Nestle eyes resuming ties in Indonesia palm oil controversy
Food giant Nestle will resume buying palm oil from Indonesian giant Sinar Mas if an independent audit clears the Jakarta-based firm of claims it is devastating rainforest, a Nestle official said Monday.
The world's largest food company dropped Sinar Mas -- Indonesia's biggest palm oil firm -- as a supplier in March in response to protests by environmental group Greenpeace, after Anglo-Dutch company Unilever also severed ties this year.
Jose Lopez, Nestle S.A's executive vice president, said the Swiss company would "take the right decision" after an ongoing independent audit due for completion by the end of next month.
"Of course, I have nothing against the company or anybody else," he said when asked whether Nestle will resume buying palm oil from Sinar Mas.
"If, as you say, it's all baseless, then why should I have any decision against," Lopez told reporters during a sustainable palm oil forum in Malaysia's capital.
Palm oil, which is used extensively as biofuel and for making processed food and toiletries, has been vilified by environmentalists for causing deforestation and threatening species such as orangutans and rhinos.
Indonesia and Malaysia are the world's top two palm oil exporters and account for 85 percent of global production.
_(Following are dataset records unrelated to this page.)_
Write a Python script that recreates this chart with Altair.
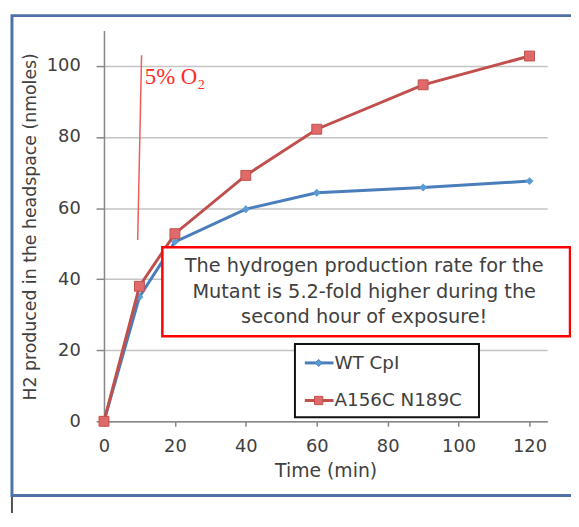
import altair as alt
import pandas as pd

# ---- data ----
time_min = [0, 10, 20, 40, 60, 90, 120]
wt_cpi = [0, 35, 50.5, 59.7, 64.3, 65.8, 67.6]
mutant = [0, 38, 52.8, 69.2, 82.2, 94.7, 102.8]
series = ["WT CpI", "A156C N189C"]
x_ticks = [0, 20, 40, 60, 80, 100, 120]
y_ticks = [0, 20, 40, 60, 80, 100]
o2_x = [10.6, 9.5]
o2_y = [103, 51]
o2_label = "5% O\u2082"
o2_label_pos = [11.5, 96.8]
note_lines = [
    "The hydrogen production rate for the",
    "Mutant is 5.2-fold higher during the",
    "second hour of exposure!",
]

FONT = "DejaVu Sans"
TXT = "#404040"
BLUE_L = "#4a7ebb"
BLUE_M = "#5b9bd5"
RED_L = "#c0504d"
RED_M = "#e06a6a"

df = pd.DataFrame({
    "time": time_min * 2,
    "value": wt_cpi + mutant,
    "series": [series[0]] * len(time_min) + [series[1]] * len(time_min),
})
o2_df = pd.DataFrame({"x": [o2_x[0]], "y": [o2_y[0]], "x2": [o2_x[1]], "y2": [o2_y[1]]})
lab_df = pd.DataFrame({"x": [o2_label_pos[0]], "y": [o2_label_pos[1]], "t": [o2_label]})
one = pd.DataFrame({"a": [0]})

xs = alt.Scale(domain=[0, 125], nice=False)
ys = alt.Scale(domain=[0, 110], nice=False)

x_axis = alt.Axis(values=x_ticks, title="Time (min)", grid=False, labelFlush=False,
                  domainColor="#868686", domainWidth=1.5, tickColor="#868686",
                  tickSize=5, tickWidth=1.5, labelFontSize=18, labelColor=TXT,
                  labelFont=FONT, labelPadding=12, titleFont=FONT, titleFontSize=19,
                  titleColor=TXT, titleFontWeight="normal", titlePadding=6)
y_axis = alt.Axis(values=y_ticks, title="H2 produced in the headspace (nmoles)",
                  grid=True, gridColor="#c4c4c4", gridWidth=1.5, labelFlush=False,
                  domainColor="#868686", domainWidth=1.5, tickColor="#868686",
                  tickSize=8, tickWidth=1.5, labelFontSize=18, labelColor=TXT,
                  labelFont=FONT, labelPadding=16, titleFont=FONT, titleFontSize=17.5,
                  titleColor=TXT, titleFontWeight="normal",
                  titleX=-74, titleY=198, titleAlign="center", titleBaseline="middle")

base = alt.Chart(df)

lower_box = alt.Chart(one).mark_rect(fillOpacity=0, stroke="#505050", strokeWidth=2).encode(
    x=alt.value(-93), x2=alt.value(520), y=alt.value(470), y2=alt.value(540))
frame = alt.Chart(one).mark_rect(fillOpacity=0, stroke="#4f71a8", strokeWidth=3).encode(
    x=alt.value(-93), x2=alt.value(520), y=alt.value(-15), y2=alt.value(470))

wt_line = base.transform_filter(alt.datum.series == series[0]).mark_line(
    color=BLUE_L, strokeWidth=3).encode(
    x=alt.X("time:Q", scale=xs, axis=x_axis),
    y=alt.Y("value:Q", scale=ys, axis=y_axis))
wt_pts = base.transform_filter(alt.datum.series == series[0]).mark_point(
    shape="diamond", filled=True, size=64, color=BLUE_M, opacity=1).encode(
    x=alt.X("time:Q", scale=xs), y=alt.Y("value:Q", scale=ys))
mu_line = base.transform_filter(alt.datum.series == series[1]).mark_line(
    color=RED_L, strokeWidth=3).encode(
    x=alt.X("time:Q", scale=xs), y=alt.Y("value:Q", scale=ys))
mu_pts = base.transform_filter(alt.datum.series == series[1]).mark_point(
    shape="square", filled=True, size=100, fill=RED_M, stroke=RED_L, strokeWidth=1,
    opacity=1).encode(
    x=alt.X("time:Q", scale=xs), y=alt.Y("value:Q", scale=ys))

o2_rule = alt.Chart(o2_df).mark_rule(color="#f25a5a", strokeWidth=1.5).encode(
    x=alt.X("x:Q", scale=xs), y=alt.Y("y:Q", scale=ys),
    x2="x2:Q", y2="y2:Q")
o2_text = alt.Chart(lab_df).mark_text(
    font="Liberation Serif", fontSize=23, color="#ff2a2a", align="left",
    baseline="middle").encode(
    x=alt.X("x:Q", scale=xs), y=alt.Y("y:Q", scale=ys), text="t:N")

note_box = alt.Chart(one).mark_rect(fill="white", stroke="#ff0000", strokeWidth=2.5).encode(
    x=alt.value(59), x2=alt.value(471), y=alt.value(219), y2=alt.value(309))
note_text = alt.Chart(one).mark_text(
    font=FONT, fontSize=19.5, color=TXT, align="center", baseline="middle",
    lineHeight=26).encode(
    x=alt.value(263), y=alt.value(238), text=alt.value(note_lines))

leg_box = alt.Chart(one).mark_rect(fill="white", stroke="#111111", strokeWidth=2).encode(
    x=alt.value(193), x2=alt.value(379), y=alt.value(317), y2=alt.value(391))
leg_layers = []
for name, ly, lc, mc, shp, sz in [(series[0], 336, BLUE_L, BLUE_M, "diamond", 50),
                                  (series[1], 374, RED_L, RED_M, "square", 70)]:
    leg_layers.append(alt.Chart(one).mark_rule(color=lc, strokeWidth=3).encode(
        x=alt.value(203), x2=alt.value(232), y=alt.value(ly)))
    leg_layers.append(alt.Chart(one).mark_point(
        shape=shp, filled=True, size=sz, fill=mc, stroke=lc, strokeWidth=1, opacity=1).encode(
        x=alt.value(217), y=alt.value(ly)))
    leg_layers.append(alt.Chart(one).mark_text(
        font=FONT, fontSize=18.5, color=TXT, align="left", baseline="middle").encode(
        x=alt.value(233), y=alt.value(ly), text=alt.value(name)))

chart = alt.layer(
    lower_box, frame, wt_line, wt_pts, mu_line, mu_pts, o2_rule, o2_text,
    note_box, note_text, leg_box, *leg_layers
).properties(
    width=448, height=395,
    padding={"left": 97, "top": 20, "right": 24, "bottom": 90},
    autosize=alt.AutoSizeParams(type="none"),
    background="white",
).configure_view(stroke=None)

chart.save("out.html", embed_options={"renderer": "svg", "actions": False})
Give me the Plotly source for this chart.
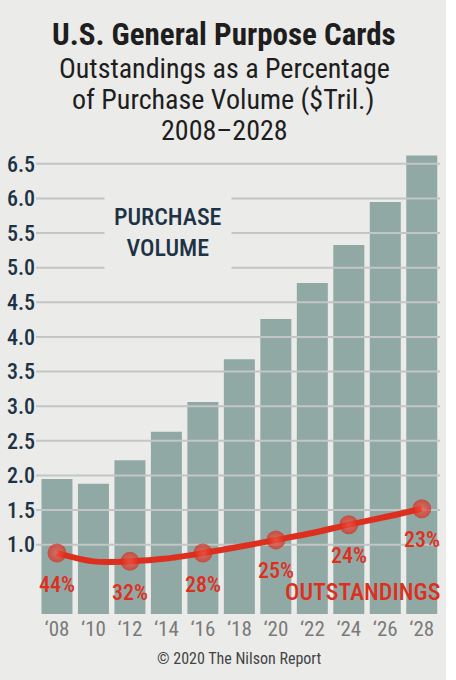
import plotly.graph_objects as go

# data
years = [2008, 2010, 2012, 2014, 2016, 2018, 2020, 2022, 2024, 2026, 2028]
year_labels = ["‘08", "‘10", "‘12", "‘14", "‘16", "‘18", "‘20", "‘22", "‘24", "‘26", "‘28"]
purchase_volume = [1.95, 1.88, 2.22, 2.63, 3.06, 3.68, 4.26, 4.78, 5.33, 5.95, 6.62]
outstandings = [0.88, 0.76, 0.76, 0.80, 0.88, 0.97, 1.07, 1.17, 1.29, 1.40, 1.52]
pct_years = [2008, 2012, 2016, 2020, 2024, 2028]
pct_labels = ["44%", "32%", "28%", "25%", "24%", "23%"]
y_ticks = [1.0, 1.5, 2.0, 2.5, 3.0, 3.5, 4.0, 4.5, 5.0, 5.5, 6.0, 6.5]

W, H = 456, 680
ML, MR, MT, MB = 36, 16, 150, 66
COND = "Roboto Condensed, Roboto, sans-serif"
BG = "#ebebe9"
RED = "#de2f1e"
NAVY = "#1d3345"
INK = "#1e1e1e"


def px_x(px):
    return (px - ML) / (W - ML - MR)


def px_y(py):
    return (H - MB - py) / (H - MT - MB)


def label(px, py, text, size, color, weight=400, **kw):
    return dict(x=px_x(px), y=px_y(py), xref="paper", yref="paper",
                xanchor="center", yanchor="middle", showarrow=False, text=text,
                font=dict(family=COND, size=size, color=color, weight=weight), **kw)


fig = go.Figure()

fig.add_trace(go.Bar(
    x=years, y=purchase_volume, width=1.7,
    marker=dict(color="#91a9a5", line=dict(width=0)),
    hoverinfo="skip",
))

# grid lines drawn over the bars
gx, gy = [], []
for t in y_ticks:
    gx += [2006.85, 2029.0, None]
    gy += [t, t, None]
fig.add_trace(go.Scatter(
    x=gx, y=gy, mode="lines",
    line=dict(color="#c2c6c4", width=2),
    hoverinfo="skip",
))

marker_sizes = [19 if y in pct_years else 0 for y in years]
fig.add_trace(go.Scatter(
    x=years, y=outstandings, mode="lines+markers",
    line=dict(color=RED, width=6, shape="spline", smoothing=0.8),
    marker=dict(size=marker_sizes, color="#d8281a",
                gradient=dict(type="radial", color="#f25a48"),
                line=dict(width=0)),
    hoverinfo="skip",
))

annotations = []
for yr, lab in zip(pct_years, pct_labels):
    yv = outstandings[years.index(yr)]
    annotations.append(dict(
        x=yr, y=yv, text=lab, showarrow=False, yshift=-31,
        xanchor="center", yanchor="middle",
        font=dict(family=COND, size=22, color=RED, weight=500),
    ))

annotations += [
    label(224, 34, "U.S. General Purpose Cards", 31, INK, weight=700),
    label(224, 68, "Outstandings as a Percentage", 28, INK),
    label(223, 100, "of Purchase Volume ($Tril.)", 28, INK),
    label(224, 130, "2008–2028", 28, INK),
    label(168, 232, "PURCHASE<br>VOLUME", 24, NAVY, weight=500, bgcolor=BG, borderpad=9),
    label(362, 592, "OUTSTANDINGS", 24, RED, weight=500),
    label(239, 658, "© 2020 The Nilson Report", 16, "#444444"),
]

fig.update_layout(
    width=W, height=H,
    margin=dict(l=ML, r=MR, t=MT, b=MB),
    paper_bgcolor=BG, plot_bgcolor=BG,
    showlegend=False,
    annotations=annotations,
    shapes=[dict(type="rect", xref="paper", yref="paper",
                 x0=px_x(446), x1=px_x(W + 5), y0=px_y(H + 5), y1=px_y(-5),
                 fillcolor="white", line=dict(width=0), layer="below")],
)
fig.update_xaxes(
    range=[2006.85, 2029.0], tickvals=years, ticktext=year_labels,
    showgrid=False, zeroline=False, showline=False, ticks="", automargin=False,
    tickfont=dict(family=COND, size=21, color="#7a7a7a"),
)
fig.update_yaxes(
    range=[0, 6.7], tickvals=y_ticks, ticktext=[f"{t:.1f}" for t in y_ticks],
    showgrid=False, zeroline=False, showline=False, ticks="", automargin=False,
    tickfont=dict(family=COND, size=22, color=NAVY, weight=500),
)

fig.write_html("out.html", config={"displayModeBar": False},
               post_script="document.body.style.margin='0';")
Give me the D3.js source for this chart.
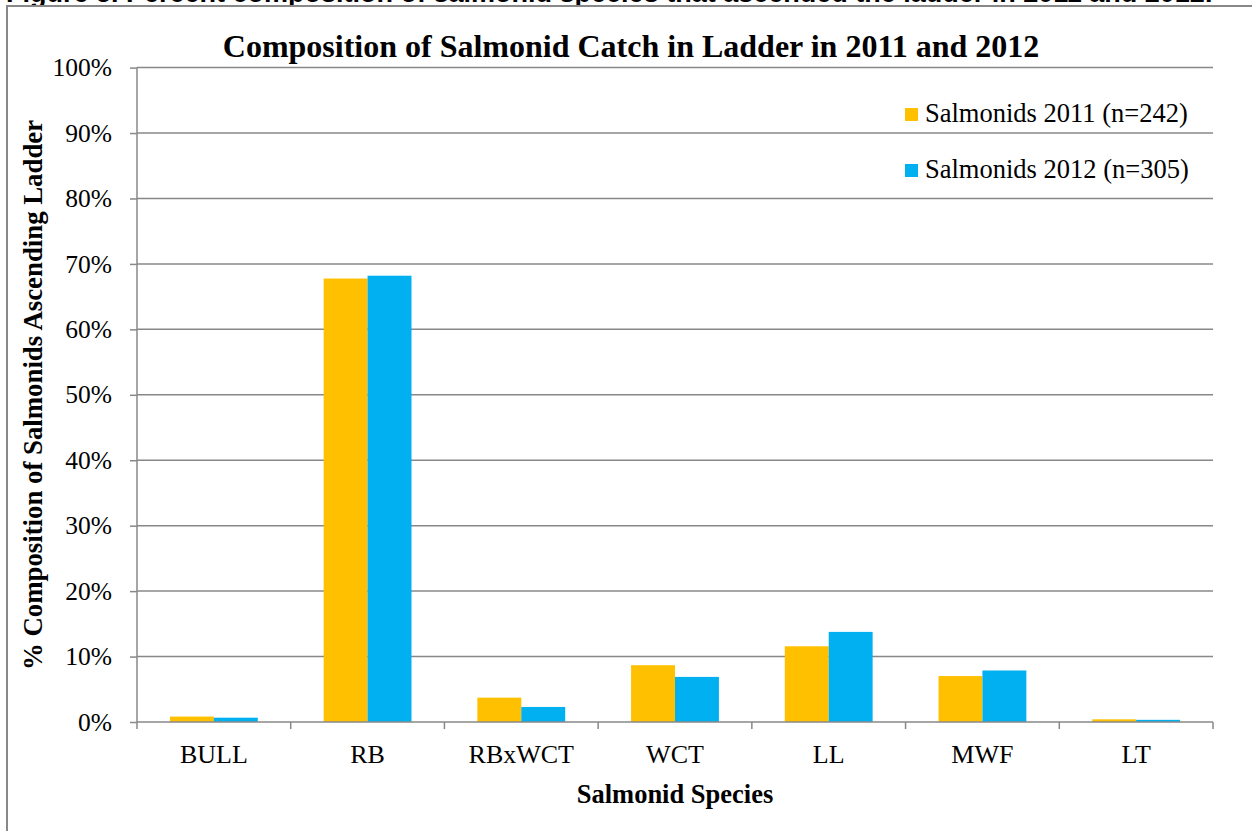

Lopez said Nestle had entered a partnership with non-profit group The Forest Trust (TFT) and others in order to identify and exclude high risk plantations or farms linked to deforestation.
"This partnership with TFT is a further sign of our strong commitment to ending deforestation of rainforests," he told the forum.
Sinar Mas has announced it has suspended a plantation manager in relation to a case cited by Greenpeace in West Kalimantan, and that it requested the independent probe to verify Greenpeace's claims.
Apart from Nestle and Unilever, US food company Cargill has also demanded answers from Sinar Mas about claims it is devastating forests.